This component sends events/messages to crawler data processor for further processing via gRPC. It requests events/messages for the certain time intervals using rpt-data-provider. Those intervals are processed periodically, and new ones are written to Cradle if necessary.
The crawler data processor must implement the crawler data processor gRPC service.
from: 2021-06-16T12:00:00.00Z - the lower boundary for processing interval of time. The Crawler processes the data starting from this point in time. Required parameter
to: 2021-06-17T14:00:00.00Z - the higher boundary for processing interval of time. The Crawler does not process the data after this point in time. If it is not set the Crawler will work until it is stopped.
type: EVENTS - the type of data the Crawler processes. Allowed values are EVENTS, MESSAGES. The default value is EVENTS.
name: CrawlerName - the Crawler's name to allow data processor to identify it. Required parameter
defaultLength: PT10M - the step that the Crawler will use to create intervals. It uses the Java Duration format. You can read more about it here. The default value is PT1H.

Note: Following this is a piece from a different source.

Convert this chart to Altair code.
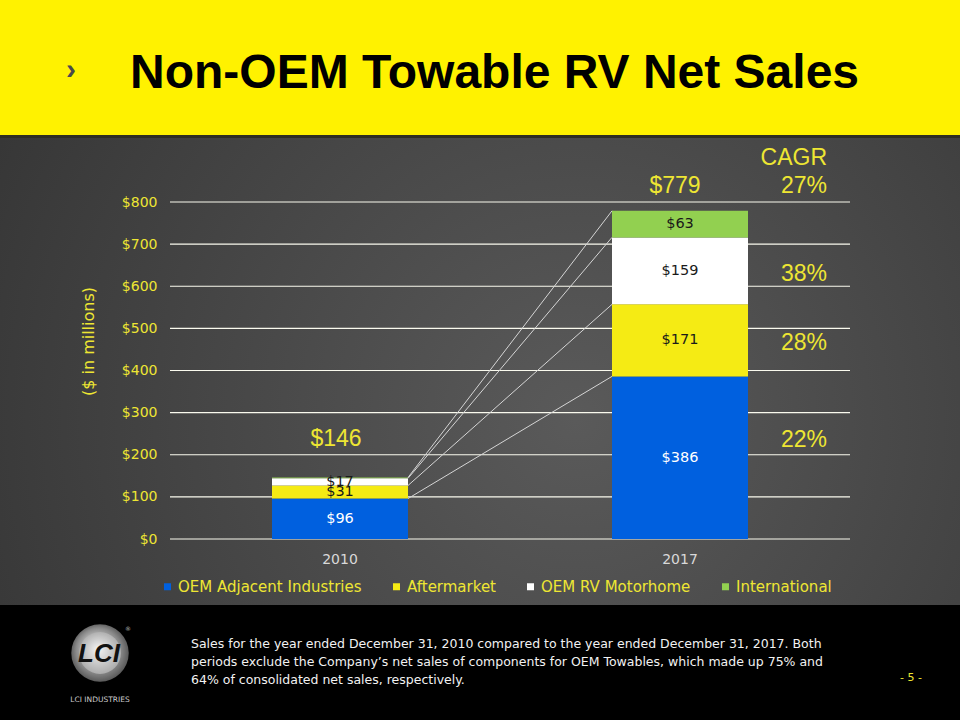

lastUpdateOffset: 10 - the timeout to check previously processed intervals. Works only if the higher boundary (to parameter is set). The default value is 1
lastUpdateOffsetUnit: HOURS - the time unit for lastUpdateOffset parameter. Allowed values are described here in Enum Constants block. The default value is HOURS
delay: 10 - the delay in seconds between the Crawler has processed the current interval and starts processing the next one. The default value is 10
batchSize: 500 - the size of data chunks the Crawler requests from the data provider and feeds to the data processor. The default value is 300
toLag: 5 - the offset from the real time. When the interval's higher bound is greater than the current time - toLag the Crawler will wait until the interval's end is less than current time - toLag. The default value is 1.
toLagOffsetUnit: MINUTES - the time unit for toLag parameter. Allowed values are described here in Enum Constants block. The default value is HOURS.
schema component description example (crawler.yml):
apiVersion: th2.exactpro.com/v1
kind: Th2Box
metadata:
name: crawler
spec:
image-name: ghcr.io/th2-net/th2-crawler
image-version: <verison>
type: th2-conn
custom-config:
from: 2021-06-16T12:00:00.00Z
to: 2021-06-16T20:00:00.00Z
name: test-crawler
type: EVENTS
defaultLength: PT1H
lastUpdateOffset: 2
lastUpdateOffsetUnit: HOURS
delay: 10
batchSize: 300
toLag: 5
toLagOffsetUnit: MINUTES
pins:
- name: to_data_provider
connection-type: grpc
- name: to_data_processor
connection-type: grpc
extended-settings:
service:
enabled: true
resources:
limits:
memory: 200Mi
cpu: 200m
requests:
memory: 100Mi
cpu: 50m
The crawler required the following links:
- gRPC link to the data provider working in the gRPC mode
- gRPC link to the crawler data processor
Links example:
apiVersion: th2.exactpro.com/v1
kind: Th2Link
metadata:
name: crawler-links
spec:
boxes-relation:
router-grpc:
- name: crawler-to-data-provider
from:
strategy: filter
box: crawler
pin: to_data_provider
to:
service-class: com.exactpro.th2.dataprovider.grpc.DataProviderService
strategy: robin
box: data-provider
pin: server
- name: crawler-to-data-serivce
from:
strategy: filter
box: crawler
pin: to_data_processor
to:
service-class: com.exactpro.th2.crawler.dataprocessor.grpc.DataProcessorService
strategy: robin
box: data-service
pin: server
Crawler takes events/messages from intervals with startTimestamps >= "from" and < "to" of intervals.